The Highbridge PE spin off calls for JPMorgan to keep a minority share of the private-equity arm and all of Highbridge’s $6 billion hedge fund business, according to the WSJ sources. The deal still requires regulatory approval, but is likely to close by year-end.

The move by the largest U.S. bank to cut back on its asset management interests points to the ongoing transition in the regulatory and banking landscape since the financial crisis as megabanks shed their regulatorily overburdened units.

JPMorgan purchased a controlling stake in Highbridge in 2004, and gobbled up the whole firm in stages over the next few years.
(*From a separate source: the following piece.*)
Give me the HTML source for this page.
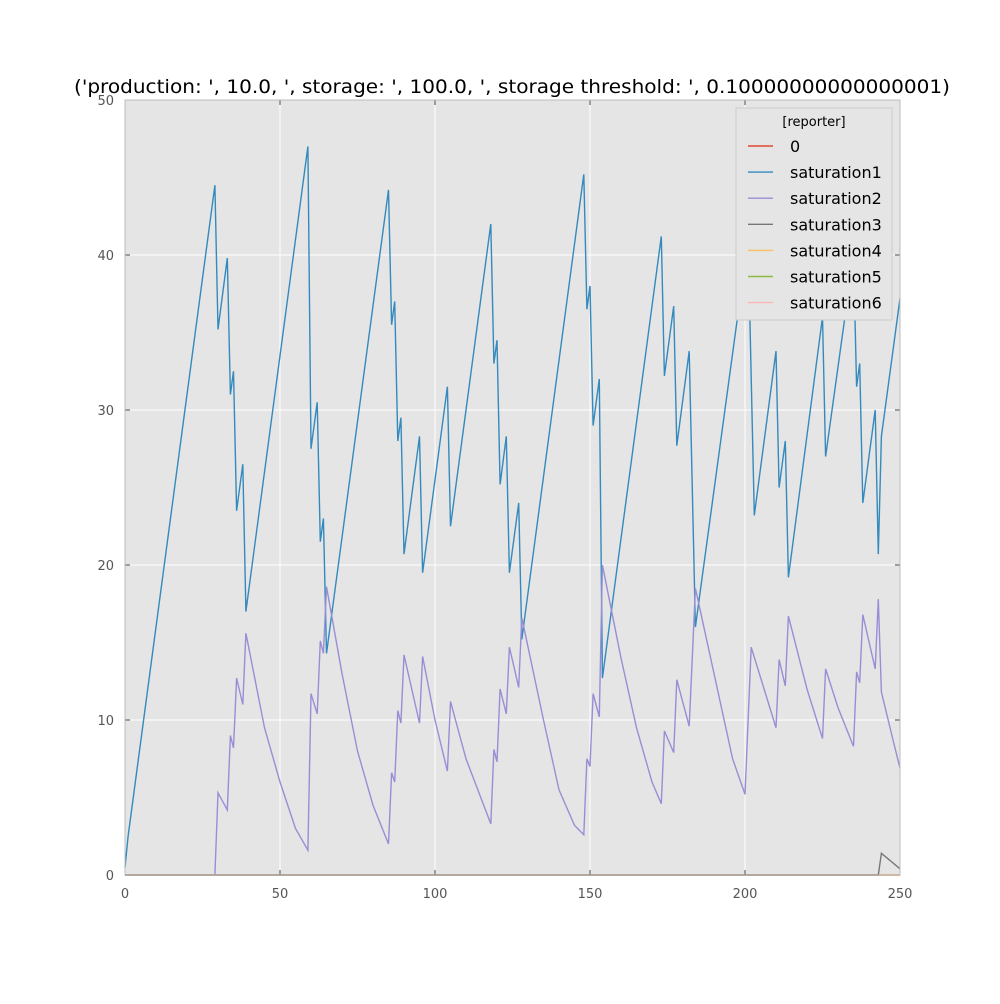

The stealth Highbridge acquisition was one of the first by Wall Street banks trying to lock up their piece of the lucrative alternative investment pie. Most of these giant financial institutions are backing off from alternatives because of pressure from regulators to simplify operations or new limits on risky assets.

Analysts point out that a partial spin off of Highbridge would be the latest restructuring for JPM in recent years. Moreover, the major players on both sides who made the deal to land Highbridge back in 2004 are long gone—ex-JPMorgan executive Jes Staley, Highbridge co-founders Glenn Dubin and Henry Swieca and former Highbridge President Todd Builione.

The WSJ sources also highlight that upper management at Highbridge has for some time wanted to spin out the private-equity business so it could operate independently of a large bank. Over the last few months, JPMorgan CEO Jamie Dimon and asset management head Mary Callahan Erdoes finally came around to the belief the business would be able to expand faster and act more rapidly with full independence from JPMorgan.

On a May 21st 2014 conference call, one analyst called Highbridge the most successful purchase of a majority hedge fund ever. Specifically:

JPMorgan on the Asset Management side has been sort of, with respect to acquisitions, selective and not as prolific as some in the industry. But if you look at, say, the Highbridge acquisition, arguably the most successful majority purchase of a hedge fund transaction that ever was done.

How do you think about the sort of inorganic growth opportunities, be it to sort of add other pockets of call it manufacturing strength or otherwise, going forward?

Mary Erdoes – JPMorgan Chase & Co. – CEO, Asset Management

Yes, so, when you think about the Highbridge acquisition, also the Gavea acquisition that we did in Brazil, those were very unique and special cases where you have groups of people that want to have their firms live on beyond them, and you have groups of people that are very familiar with JPMorgan and have the same cultures and the values and all of that.

An acquisition of any kind only works if all those ingredients are in place. And otherwise, it’s a very delicate thing in the asset — I believe it’s very delicate in the investment management business in the acquisition game, because investment management firms are very high in culture being one of the most important things that makes them work, and autonomy being an equally important thing for a lot of these investors who want to do their thing the way they want to do their thing. They don’t want to be told what stocks and bonds they can or can’t buy and sell

In a February 2014 meeting with Mary Erdoes analysts from RBC noted:

Liquid alternatives have been mentioned more recently. JPM has had experience with liquid alternatives since 2005 with its former Highbridge subsidiary. Currently, fees for liquid alternatives are relatively high, but JPM expects them to eventually decline.